What to work on:
Output the lines below exactly, please, from the first line until the line with "const dropoutZ = 12.7;", counting both.

** Start **

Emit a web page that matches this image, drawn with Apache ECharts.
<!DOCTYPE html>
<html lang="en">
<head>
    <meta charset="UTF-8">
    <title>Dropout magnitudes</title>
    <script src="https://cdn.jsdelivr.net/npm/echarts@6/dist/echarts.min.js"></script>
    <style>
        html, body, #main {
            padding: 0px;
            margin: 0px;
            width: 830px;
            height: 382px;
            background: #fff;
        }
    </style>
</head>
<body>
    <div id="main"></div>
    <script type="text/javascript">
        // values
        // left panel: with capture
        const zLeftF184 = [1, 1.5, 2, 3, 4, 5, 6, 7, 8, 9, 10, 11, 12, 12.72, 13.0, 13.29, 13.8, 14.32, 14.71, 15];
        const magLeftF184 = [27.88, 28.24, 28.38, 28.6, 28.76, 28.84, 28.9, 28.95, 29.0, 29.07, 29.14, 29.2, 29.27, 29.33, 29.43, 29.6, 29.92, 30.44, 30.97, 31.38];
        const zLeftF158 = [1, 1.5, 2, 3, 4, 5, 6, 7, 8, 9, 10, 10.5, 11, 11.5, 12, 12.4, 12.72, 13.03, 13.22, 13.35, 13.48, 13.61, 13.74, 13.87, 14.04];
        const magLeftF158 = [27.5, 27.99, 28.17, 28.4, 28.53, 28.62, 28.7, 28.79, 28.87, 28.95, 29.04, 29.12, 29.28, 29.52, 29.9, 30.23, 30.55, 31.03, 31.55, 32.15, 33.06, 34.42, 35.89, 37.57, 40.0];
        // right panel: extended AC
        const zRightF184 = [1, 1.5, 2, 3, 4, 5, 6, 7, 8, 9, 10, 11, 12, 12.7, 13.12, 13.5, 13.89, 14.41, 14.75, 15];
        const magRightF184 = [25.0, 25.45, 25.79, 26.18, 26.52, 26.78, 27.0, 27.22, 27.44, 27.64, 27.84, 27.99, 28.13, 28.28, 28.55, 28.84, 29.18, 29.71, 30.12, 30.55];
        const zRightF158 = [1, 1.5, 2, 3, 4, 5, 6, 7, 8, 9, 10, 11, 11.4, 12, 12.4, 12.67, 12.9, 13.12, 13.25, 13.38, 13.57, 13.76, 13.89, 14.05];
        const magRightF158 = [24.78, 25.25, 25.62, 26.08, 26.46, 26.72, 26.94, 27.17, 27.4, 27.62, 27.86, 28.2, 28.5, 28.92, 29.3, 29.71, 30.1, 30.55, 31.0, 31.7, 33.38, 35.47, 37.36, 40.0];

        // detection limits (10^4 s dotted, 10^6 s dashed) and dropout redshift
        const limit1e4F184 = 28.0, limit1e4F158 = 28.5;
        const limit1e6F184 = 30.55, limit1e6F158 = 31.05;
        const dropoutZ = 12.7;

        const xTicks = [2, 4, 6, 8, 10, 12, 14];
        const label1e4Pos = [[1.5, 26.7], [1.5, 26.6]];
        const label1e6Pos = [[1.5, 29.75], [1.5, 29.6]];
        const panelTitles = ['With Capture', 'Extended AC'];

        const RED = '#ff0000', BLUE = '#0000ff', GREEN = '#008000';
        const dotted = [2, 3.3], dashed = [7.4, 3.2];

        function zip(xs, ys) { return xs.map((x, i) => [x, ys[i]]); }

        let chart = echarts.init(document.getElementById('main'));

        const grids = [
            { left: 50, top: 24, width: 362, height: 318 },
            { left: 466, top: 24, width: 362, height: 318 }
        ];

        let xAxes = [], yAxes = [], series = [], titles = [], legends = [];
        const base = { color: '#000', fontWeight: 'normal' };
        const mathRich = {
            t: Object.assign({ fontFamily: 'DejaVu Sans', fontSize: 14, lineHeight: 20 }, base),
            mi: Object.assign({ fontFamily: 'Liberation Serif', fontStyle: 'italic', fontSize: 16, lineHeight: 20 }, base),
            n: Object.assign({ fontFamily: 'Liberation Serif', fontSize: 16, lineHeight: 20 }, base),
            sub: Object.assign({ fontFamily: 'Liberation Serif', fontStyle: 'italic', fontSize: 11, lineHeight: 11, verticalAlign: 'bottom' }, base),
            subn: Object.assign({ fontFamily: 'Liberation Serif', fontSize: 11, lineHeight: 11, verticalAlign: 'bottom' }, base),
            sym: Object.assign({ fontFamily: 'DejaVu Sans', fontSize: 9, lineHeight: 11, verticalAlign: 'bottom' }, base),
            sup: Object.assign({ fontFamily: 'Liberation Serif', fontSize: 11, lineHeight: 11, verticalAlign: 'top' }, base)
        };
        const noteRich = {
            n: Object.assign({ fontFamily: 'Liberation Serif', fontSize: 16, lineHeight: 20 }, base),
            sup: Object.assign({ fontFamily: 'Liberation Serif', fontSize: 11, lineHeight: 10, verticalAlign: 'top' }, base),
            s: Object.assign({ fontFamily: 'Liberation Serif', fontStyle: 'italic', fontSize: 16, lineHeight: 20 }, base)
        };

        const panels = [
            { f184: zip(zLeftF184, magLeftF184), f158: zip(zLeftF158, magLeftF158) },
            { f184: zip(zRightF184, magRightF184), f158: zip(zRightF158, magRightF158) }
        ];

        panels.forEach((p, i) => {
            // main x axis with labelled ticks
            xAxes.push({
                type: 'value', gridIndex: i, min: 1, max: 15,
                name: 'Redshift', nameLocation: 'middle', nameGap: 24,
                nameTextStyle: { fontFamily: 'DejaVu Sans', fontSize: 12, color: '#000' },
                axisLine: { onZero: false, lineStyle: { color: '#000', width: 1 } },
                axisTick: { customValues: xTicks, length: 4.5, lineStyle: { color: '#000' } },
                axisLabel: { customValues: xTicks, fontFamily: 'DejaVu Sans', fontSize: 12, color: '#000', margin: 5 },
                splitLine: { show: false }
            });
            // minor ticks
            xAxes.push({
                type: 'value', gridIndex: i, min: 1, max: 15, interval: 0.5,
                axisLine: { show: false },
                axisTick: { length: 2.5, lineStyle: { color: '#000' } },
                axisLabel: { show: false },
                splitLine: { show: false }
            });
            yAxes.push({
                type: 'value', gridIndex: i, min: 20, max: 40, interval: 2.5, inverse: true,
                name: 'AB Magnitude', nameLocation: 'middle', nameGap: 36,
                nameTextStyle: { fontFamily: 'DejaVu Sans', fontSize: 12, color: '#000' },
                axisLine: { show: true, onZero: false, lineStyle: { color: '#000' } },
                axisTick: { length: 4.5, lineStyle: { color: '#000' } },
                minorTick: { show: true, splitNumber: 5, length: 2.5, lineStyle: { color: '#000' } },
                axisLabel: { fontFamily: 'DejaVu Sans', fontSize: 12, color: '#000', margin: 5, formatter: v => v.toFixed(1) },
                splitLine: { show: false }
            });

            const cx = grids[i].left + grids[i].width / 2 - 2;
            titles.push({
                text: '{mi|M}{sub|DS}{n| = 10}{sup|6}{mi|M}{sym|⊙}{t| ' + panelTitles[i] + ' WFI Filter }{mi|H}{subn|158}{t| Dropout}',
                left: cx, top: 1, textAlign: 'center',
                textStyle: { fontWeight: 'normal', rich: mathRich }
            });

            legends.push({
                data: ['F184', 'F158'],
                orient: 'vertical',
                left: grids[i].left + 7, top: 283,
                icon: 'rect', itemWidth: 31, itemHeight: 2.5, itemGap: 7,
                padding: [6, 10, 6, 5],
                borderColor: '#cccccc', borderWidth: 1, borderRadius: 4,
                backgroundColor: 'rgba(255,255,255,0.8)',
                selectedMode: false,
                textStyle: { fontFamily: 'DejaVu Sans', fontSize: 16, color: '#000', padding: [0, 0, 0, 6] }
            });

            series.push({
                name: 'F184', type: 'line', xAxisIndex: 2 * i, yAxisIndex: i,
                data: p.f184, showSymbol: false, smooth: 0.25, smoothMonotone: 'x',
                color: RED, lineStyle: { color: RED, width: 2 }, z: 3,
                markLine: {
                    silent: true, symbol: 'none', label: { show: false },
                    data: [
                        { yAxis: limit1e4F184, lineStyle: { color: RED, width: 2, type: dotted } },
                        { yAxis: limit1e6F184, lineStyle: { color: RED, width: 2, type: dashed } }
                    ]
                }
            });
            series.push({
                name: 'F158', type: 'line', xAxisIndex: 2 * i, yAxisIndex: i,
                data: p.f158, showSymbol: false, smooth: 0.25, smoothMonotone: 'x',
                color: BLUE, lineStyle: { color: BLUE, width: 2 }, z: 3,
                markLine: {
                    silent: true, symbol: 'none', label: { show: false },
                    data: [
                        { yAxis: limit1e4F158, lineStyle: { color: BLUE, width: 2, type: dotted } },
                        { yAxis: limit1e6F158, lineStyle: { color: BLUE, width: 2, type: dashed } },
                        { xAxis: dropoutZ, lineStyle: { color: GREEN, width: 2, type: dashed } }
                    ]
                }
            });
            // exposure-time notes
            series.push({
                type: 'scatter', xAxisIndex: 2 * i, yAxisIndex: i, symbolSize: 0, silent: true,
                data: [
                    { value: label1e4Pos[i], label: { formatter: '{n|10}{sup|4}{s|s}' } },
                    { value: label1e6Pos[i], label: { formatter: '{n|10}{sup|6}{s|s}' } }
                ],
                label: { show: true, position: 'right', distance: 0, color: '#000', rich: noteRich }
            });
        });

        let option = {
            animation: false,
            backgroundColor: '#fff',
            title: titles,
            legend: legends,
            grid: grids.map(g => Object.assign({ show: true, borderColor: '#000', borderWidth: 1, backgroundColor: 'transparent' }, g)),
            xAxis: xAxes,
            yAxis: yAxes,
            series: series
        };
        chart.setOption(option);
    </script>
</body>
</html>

** End **

Written answer:
Emit a web page that matches this image, drawn with Apache ECharts.
<!DOCTYPE html>
<html lang="en">
<head>
    <meta charset="UTF-8">
    <title>Dropout magnitudes</title>
    <script src="https://cdn.jsdelivr.net/npm/echarts@6/dist/echarts.min.js"></script>
    <style>
        html, body, #main {
            padding: 0px;
            margin: 0px;
            width: 830px;
            height: 382px;
            background: #fff;
        }
    </style>
</head>
<body>
    <div id="main"></div>
    <script type="text/javascript">
        // values
        // left panel: with capture
        const zLeftF184 = [1, 1.5, 2, 3, 4, 5, 6, 7, 8, 9, 10, 11, 12, 12.72, 13.0, 13.29, 13.8, 14.32, 14.71, 15];
        const magLeftF184 = [27.88, 28.24, 28.38, 28.6, 28.76, 28.84, 28.9, 28.95, 29.0, 29.07, 29.14, 29.2, 29.27, 29.33, 29.43, 29.6, 29.92, 30.44, 30.97, 31.38];
        const zLeftF158 = [1, 1.5, 2, 3, 4, 5, 6, 7, 8, 9, 10, 10.5, 11, 11.5, 12, 12.4, 12.72, 13.03, 13.22, 13.35, 13.48, 13.61, 13.74, 13.87, 14.04];
        const magLeftF158 = [27.5, 27.99, 28.17, 28.4, 28.53, 28.62, 28.7, 28.79, 28.87, 28.95, 29.04, 29.12, 29.28, 29.52, 29.9, 30.23, 30.55, 31.03, 31.55, 32.15, 33.06, 34.42, 35.89, 37.57, 40.0];
        // right panel: extended AC
        const zRightF184 = [1, 1.5, 2, 3, 4, 5, 6, 7, 8, 9, 10, 11, 12, 12.7, 13.12, 13.5, 13.89, 14.41, 14.75, 15];
        const magRightF184 = [25.0, 25.45, 25.79, 26.18, 26.52, 26.78, 27.0, 27.22, 27.44, 27.64, 27.84, 27.99, 28.13, 28.28, 28.55, 28.84, 29.18, 29.71, 30.12, 30.55];
        const zRightF158 = [1, 1.5, 2, 3, 4, 5, 6, 7, 8, 9, 10, 11, 11.4, 12, 12.4, 12.67, 12.9, 13.12, 13.25, 13.38, 13.57, 13.76, 13.89, 14.05];
        const magRightF158 = [24.78, 25.25, 25.62, 26.08, 26.46, 26.72, 26.94, 27.17, 27.4, 27.62, 27.86, 28.2, 28.5, 28.92, 29.3, 29.71, 30.1, 30.55, 31.0, 31.7, 33.38, 35.47, 37.36, 40.0];

        // detection limits (10^4 s dotted, 10^6 s dashed) and dropout redshift
        const limit1e4F184 = 28.0, limit1e4F158 = 28.5;
        const limit1e6F184 = 30.55, limit1e6F158 = 31.05;
        const dropoutZ = 12.7;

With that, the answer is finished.